NFL veteran and Super Bowl champion Will Blackmon returned to his alma mater and hosted the fourth annual Will Blackmon FUNdamentals Football Clinic at Bishop Hendricken on Saturday, followed by the first-ever Blackmon/Rowley Combine Camp on Sunday.
The camp hosted nearly 300 athletes from the youth level, while roughly 100 players attended Sunday’s combine.
Many big names in the New England football community made the trip to lend a hand, including former Patriots center Dan Koppen as well as many college coaches.
The goal for the camp was to help teach the basics of the sport and sharpen campers’ skills, while the inaugural combine gave local high schoolers the chance to showcase their skills in front of coaches and scouts from area colleges.
Warwick native and Arena Football League veteran Kyle Rowley joined forces with Blackmon in the combine camp and was excited with the turnout on Sunday.
“The feedback we got was incredible. The college coaches we talked to said that we had a ton of talent, more than they expected. Kids got recruited and parents were especially appreciative of us because it takes the hassle out of their summer,” said Rowley. “People are driving to Massachusetts, driving to Connecticut, driving all over the place. We wanted to showcase a combine-style camp here and we got a lot of great feedback … they’ve been waiting for this.”

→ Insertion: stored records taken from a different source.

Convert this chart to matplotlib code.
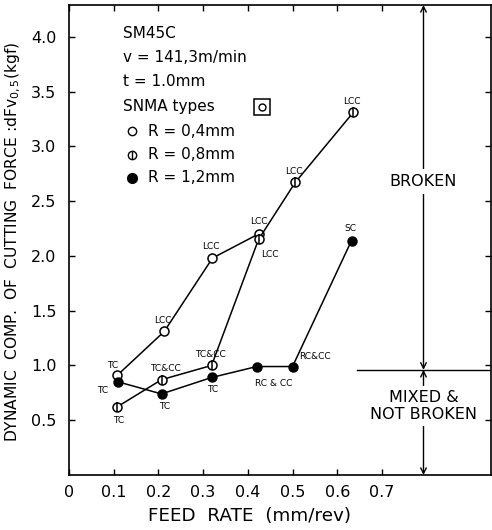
import numpy as np
import matplotlib.pyplot as plt

# feed rate (mm/rev) and dynamic cutting force component (kgf), per nose radius
feed_r04 = [0.108, 0.213, 0.321, 0.424]
force_r04 = [0.91, 1.31, 1.98, 2.20]
notes_r04 = ["TC", "LCC", "LCC", "LCC"]

feed_r08 = [0.107, 0.207, 0.319, 0.424, 0.506, 0.636]
force_r08 = [0.62, 0.87, 1.00, 2.15, 2.67, 3.31]
notes_r08 = ["TC", "TC&CC", "TC&CC", "LCC", "LCC", "LCC"]

feed_r12 = [0.110, 0.207, 0.319, 0.420, 0.500, 0.632]
force_r12 = [0.85, 0.74, 0.89, 0.99, 0.99, 2.14]
notes_r12 = ["TC", "TC", "TC", "RC & CC", "RC&CC", "SC"]

x_ticks = [0, 0.1, 0.2, 0.3, 0.4, 0.5, 0.6, 0.7]
y_ticks = [0.5, 1.0, 1.5, 2.0, 2.5, 3.0, 3.5, 4.0]
boundary = 0.96  # broken / not broken limit

# label offsets in points (dx, dy)
offs_r04 = [(-3, 7), (-1, 8), (-1, 8), (0, 9)]
offs_r08 = [(1, -10), (3, 8), (-1, 8), (8, -11), (-1, 8), (-1, 8)]
offs_r12 = [(-11, -6), (2, -9), (1, -9), (12, -12), (16, 7), (-1, 9)]

fig = plt.figure(figsize=(4.92, 5.30), dpi=100)
ax = fig.add_axes([69 / 492, 1 - 475 / 530, 422 / 492, 470 / 530])

lw = 1.1
ms = 6.5
ax.plot(feed_r04, force_r04, "-", color="k", lw=lw, marker="o", ms=ms,
        mfc="white", mec="k", mew=1.1, zorder=3)
ax.plot(feed_r08, force_r08, "-", color="k", lw=lw, marker="o", ms=ms,
        mfc="white", mec="k", mew=1.1, zorder=3)
ax.plot(feed_r08, force_r08, "none", marker="|", ms=ms, mec="k", mew=1.1, zorder=4)
ax.plot(feed_r12, force_r12, "-", color="k", lw=lw, marker="o", ms=ms,
        mfc="k", mec="k", zorder=3)

box = dict(boxstyle="square,pad=0.08", fc="white", ec="none")
for xs, ys, notes, offs in [(feed_r04, force_r04, notes_r04, offs_r04),
                            (feed_r08, force_r08, notes_r08, offs_r08),
                            (feed_r12, force_r12, notes_r12, offs_r12)]:
    for x, y, s, (dx, dy) in zip(xs, ys, notes, offs):
        ax.annotate(s, (x, y), xytext=(dx, dy), textcoords="offset points",
                    ha="center", va="center", fontsize=6.5, bbox=box, zorder=2)

# broken / not broken zones
ax.plot([0.645, 0.944], [boundary, boundary], color="k", lw=1.0, zorder=1)
xa = 0.793
arrow = dict(arrowstyle="<->", color="k", lw=1.0, shrinkA=0, shrinkB=0)
ax.annotate("", xy=(xa, 4.29), xytext=(xa, boundary), arrowprops=arrow, zorder=1)
ax.annotate("", xy=(xa, 0.0), xytext=(xa, boundary), arrowprops=arrow, zorder=1)
tbox = dict(boxstyle="square,pad=0.3", fc="white", ec="none")
ax.text(xa, 2.68, "BROKEN", ha="center", va="center", fontsize=11.5, bbox=tbox, zorder=2)
ax.text(xa, 0.63, "MIXED &\nNOT BROKEN", ha="center", va="center", fontsize=11.5,
        linespacing=1.1, bbox=tbox, zorder=2)

# condition block with legend
def fx(px):
    return (px - 69) / 422


def fy(py):
    return (475 - py) / 470


lines = ["SM45C", "v = 141,3m/min", "t = 1.0mm", "SNMA types"]
for i, s in enumerate(lines):
    ax.text(fx(123), fy(33 + 24.5 * i), s, transform=ax.transAxes,
            ha="left", va="center", fontsize=11)
ax.plot([fx(262)], [fy(107)], transform=ax.transAxes, marker="s", ms=11,
        mfc="white", mec="k", mew=1.1)
ax.plot([fx(262)], [fy(107)], transform=ax.transAxes, marker="o", ms=5,
        mfc="white", mec="k", mew=1.0)
legend_rows = [("R = 0,4mm", "white", False), ("R = 0,8mm", "white", True),
               ("R = 1,2mm", "k", False)]
for i, (s, fc, bar) in enumerate(legend_rows):
    yy = fy(131 + 23.5 * i)
    ax.plot([fx(132)], [yy], transform=ax.transAxes, marker="o",
            ms=6 if fc == "white" else 7, mfc=fc, mec="k", mew=1.0)
    if bar:
        ax.plot([fx(132)], [yy], transform=ax.transAxes, marker="|", ms=6,
                mec="k", mew=1.0)
    ax.text(fx(148), yy, s, transform=ax.transAxes, ha="left", va="center",
            fontsize=11)

ax.set_xlim(0, 0.944)
ax.set_ylim(0, 4.29)
ax.set_xticks(x_ticks)
ax.set_xticklabels(["0" if v == 0 else f"{v:.1f}" for v in x_ticks])
ax.set_yticks(y_ticks)
ax.set_yticklabels([f"{v:.1f}" for v in y_ticks])
ax.tick_params(direction="in", top=True, right=True, length=4, width=1,
               labelsize=11.5)
ax.tick_params(axis="x", pad=7)
ax.tick_params(axis="y", pad=9)
for sp in ax.spines.values():
    sp.set_linewidth(1.2)

ax.set_xlabel("FEED  RATE  (mm/rev)", fontsize=13.2)
ax.xaxis.set_label_coords(0.427, -0.068)
ax.set_ylabel("DYNAMIC  COMP.  OF  CUTTING  FORCE :dFv$_{0,5}$(kgf)", fontsize=11.2)
ax.yaxis.set_label_coords(-0.108, 0.495)

fig.savefig("out.png", dpi=100)
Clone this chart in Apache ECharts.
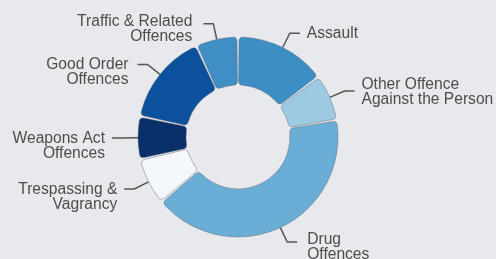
<!DOCTYPE html>
<html>
<head>
<meta charset="utf-8">
<script src="https://cdn.jsdelivr.net/npm/echarts@6/dist/echarts.min.js"></script>
<style>
  html, body { margin: 0; padding: 0; background: #e8e9ed; }
  #chart { width: 496px; height: 259px; }
</style>
</head>
<body>
<div id="chart"></div>
<script>
// slices, clockwise from the top
const categories = [
  'Assault',
  'Other Offence\nAgainst the Person',
  'Drug\nOffences',
  'Trespassing &\nVagrancy',
  'Weapons Act\nOffences',
  'Good Order\nOffences',
  'Traffic & Related\nOffences'
];
const shares = [14.7, 7.5, 41.4, 7.6, 6.9, 14.8, 6.8];
const colours = ['#3d8ec4', '#9ecae1', '#6aaed6', '#f4f8fd', '#0a3069', '#0b519b', '#3f8fc5'];

// label tweaks: a blank leading line of this height drops the text under the leader line
const labelDrop = [0, 2, 10, 16, 16, 16, 12];
const labelGap = [7, 7, 10, 7, 7, 9, 11];

const rich = {};
labelDrop.forEach((h, i) => {
  rich['gap' + i] = { height: h, lineHeight: h, fontSize: 1 };
});

const chart = echarts.init(document.getElementById('chart'));

const option = {
  backgroundColor: '#e8e9ed',
  animation: false,
  series: [
    {
      type: 'pie',
      center: [238, 137],
      radius: [52, 100],
      startAngle: 90,
      clockwise: true,
      padAngle: 1.2,
      avoidLabelOverlap: false,
      minShowLabelAngle: 0,
      labelLayout: { hideOverlap: false },
      itemStyle: {
        borderRadius: 4,
        borderColor: 'rgba(90,100,115,0.45)',
        borderWidth: 1
      },
      label: {
        show: true,
        color: '#4d4d4d',
        fontFamily: 'Liberation Sans, Arial, sans-serif',
        fontSize: 15.6,
        lineHeight: 15,
        overflow: 'none',
        rich: rich,
        formatter: (p) => labelDrop[p.dataIndex] > 0
          ? '{gap' + p.dataIndex + '|}\n' + p.name
          : p.name
      },
      labelLine: {
        show: true,
        length: 16,
        length2: 10,
        lineStyle: { color: '#555', width: 1.5 }
      },
      data: categories.map((name, i) => ({
        name: name,
        value: shares[i],
        itemStyle: { color: colours[i] },
        label: { distanceToLabelLine: labelGap[i] }
      }))
    }
  ]
};

chart.setOption(option);
</script>
</body>
</html>
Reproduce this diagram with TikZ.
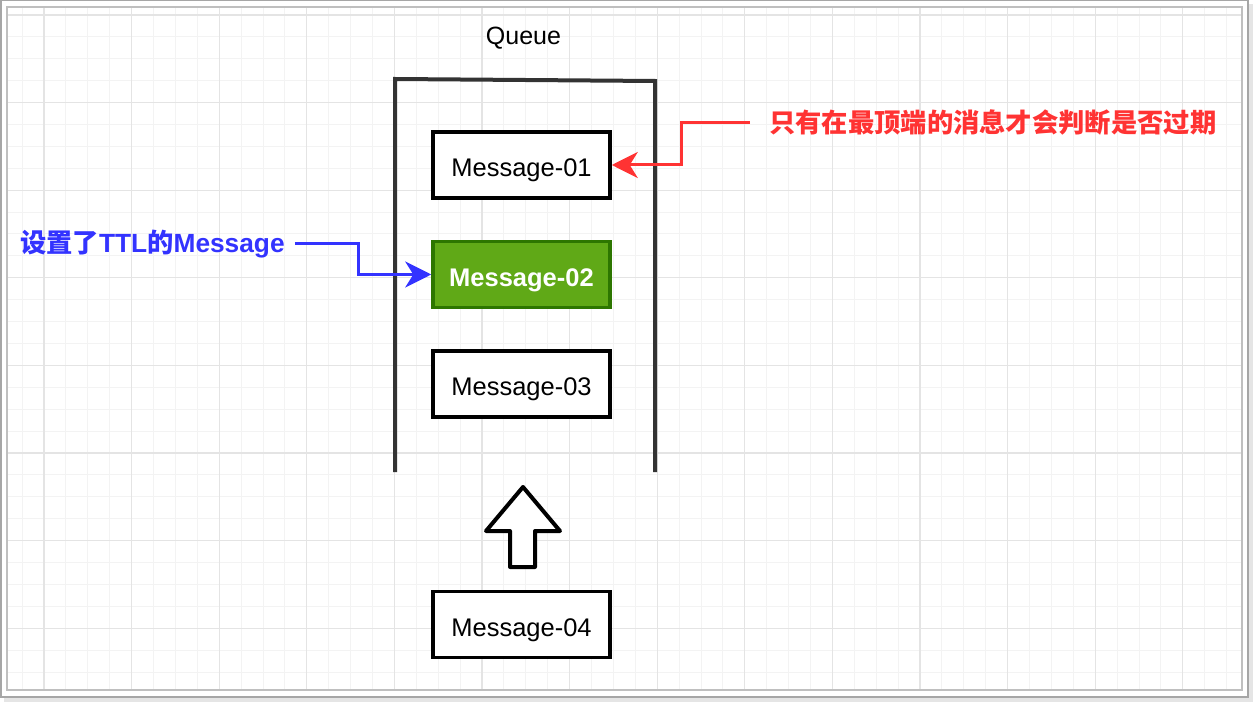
\documentclass[tikz,border=0pt]{standalone}
\usepackage{fontspec}
\setmainfont{Liberation Sans}
\newfontfamily\cjk{Noto Sans CJK SC}
\usetikzlibrary{arrows.meta}
\definecolor{gridmajor}{HTML}{E4E4E4}
\definecolor{gridminor}{HTML}{F3F3F3}
\definecolor{queuegray}{HTML}{333333}
\definecolor{ttlgreen}{HTML}{60A917}
\definecolor{ttldark}{HTML}{2D7600}
\definecolor{notered}{HTML}{FF3333}
\definecolor{noteblue}{HTML}{3333FF}
\newcommand\colorGridMajor{gridmajor}
\newcommand\colorGridMinor{gridminor}
\newcommand\colorQueue{queuegray}
\newcommand\gridMinor{21.9}
\newcommand\gridMajor{87.6}
\newcommand\drawGrid{
	\foreach \k in {-1,...,54}{
		\draw[color=\colorGridMinor, line width=1] (44+\k*\gridMinor,7) to (44+\k*\gridMinor,690);
	}
	\foreach \k in {0,...,30}{
		\draw[color=\colorGridMinor, line width=1] (7,15+\k*\gridMinor) to (1242,15+\k*\gridMinor);
	}
	\foreach \k in {0,...,13}{
		\draw[color=\colorGridMajor, line width=1.2] (44+\k*\gridMajor,7) to (44+\k*\gridMajor,690);
	}
	\foreach \k in {0,...,7}{
		\draw[color=\colorGridMajor, line width=1.2] (7,15+\k*\gridMajor) to (1242,15+\k*\gridMajor);
	}
}
\tikzset{
	msg/.style={draw=black, line width=3.5, fill=white, minimum width=177, minimum height=66,
		inner sep=0, text height=24, text depth=0, font=\fontsize{25.5}{30}\selectfont},
	msgttl/.style={msg, draw=ttldark, fill=ttlgreen, text=white,
		font=\fontsize{25.5}{30}\selectfont\bfseries},
	note/.style={inner sep=0, font=\fontsize{26.3}{30}\selectfont\bfseries},
	notearrow/.style={line width=3, -{Stealth[length=26,width=26,inset=8]}},
	queuewall/.style={color=\colorQueue, line width=4},
	blockarrow/.style={draw=black, fill=white, line width=4, line join=round}
}
\begin{document}
\begin{tikzpicture}[x=1pt,y=-1pt]
		\useasboundingbox (0,0) rectangle (1254,703);
		% frame
		\fill[black!10] (4,4) rectangle (1253,702);
		\draw[fill=white, draw=black!35, line width=1.5] (0.75,0.75) rectangle (1248,697);
		\drawGrid
		\draw[draw=black!25, line width=1.2] (7,7) rectangle (1242,690);
		
		% queue
		\draw[queuewall] (395,472) to (395,79) to (655,81) to (655,472);
		\node[font=\fontsize{25}{30}\selectfont] (queue) at (523.5,38) {Queue};
		
		\node[msg] (msg1) at (521.5,165) {Message-01};
		\node[msgttl] (msg2) at (521.5,274.5) {Message-02};
		\node[msg] (msg3) at (521.5,384) {Message-03};
		\node[msg] (msg4) at (521.5,624.5) {Message-04};
		
		\draw[blockarrow] (523,487) to (560,531) to (535,531) to (535,567)
			to (510,567) to (510,531) to (486,531) to cycle;
		
		% notes
		\node[note, text=notered, anchor=west] (topnote) at (769,123)
			{\cjk 只有在最顶端的消息才会判断是否过期};
		\node[note, text=noteblue, anchor=west, inner xsep=10] (ttlnote) at (10,244)
			{{\cjk 设置了}TTL{\cjk 的}Message};
		\coordinate (topbend) at (681,140);
		\coordinate (ttlbend) at (358,260);
		
		\draw[notearrow, color=notered] ([xshift=-19]topnote.west) -| (topbend) |- (msg1.east);
		\draw[notearrow, color=noteblue] (ttlnote.east) -| (ttlbend) |- (msg2.west);
	\end{tikzpicture}
\end{document}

Considering Rhode Island’s small geographic size, high school camps and combines can be sparse and makes it difficult for high school athletes to get exposure to collegiate recruits.
Rowley and Blackmon hoped to change that by welcoming players to the combine while also building connections with nearby Division I and Division II schools.
Fifteen different colleges made the trip to Warwick to get a glimpse at some of the talent.
“The type of kid that we marketed to were kids that felt like they should play college football and kids that felt like they were top-tier players,” said Rowley, who also felt that a strength of the combine was its intensity. “The way we organized the camp was that we made it very sink or swim. A lot of camps were very instructional, they take a lot of time to teach the fundamentals. We felt like if we’re marketing guys that want to play in college then they should be pretty in depth at their position already. So let’s throw them in the fire and let college coaches see which ones rise to the top. It was very fast-paced, coach on the fly, a lot of 1-on-1 competition. How do you play with bullets flying.”
The workouts left many coaches and scouts impressed, and Rowley expects offers to potentially be made in the near future.
“I talked to a bunch of scouts and they showed me their clipboards. They had kids circled and highlighted, some of these kids will definitely be getting offers from some of those schools, at least a handful of them,” said Rowley.
Blackmon and Rowley hope to made the combine a new tradition in Rhode Island. Their goal for next year is to improve on this year’s event, while also increasing its exposure and numbers.
“Obviously in its inaugural year there are things that we can iron out … some things that we want to do better and take up a notch,” said Rowley. “We think that we can get 2-300 kids out there if we do a morning session and one in the afternoon. We want to draw kids from a greater area, kids that weren’t here today will see from the footage what they missed out on.”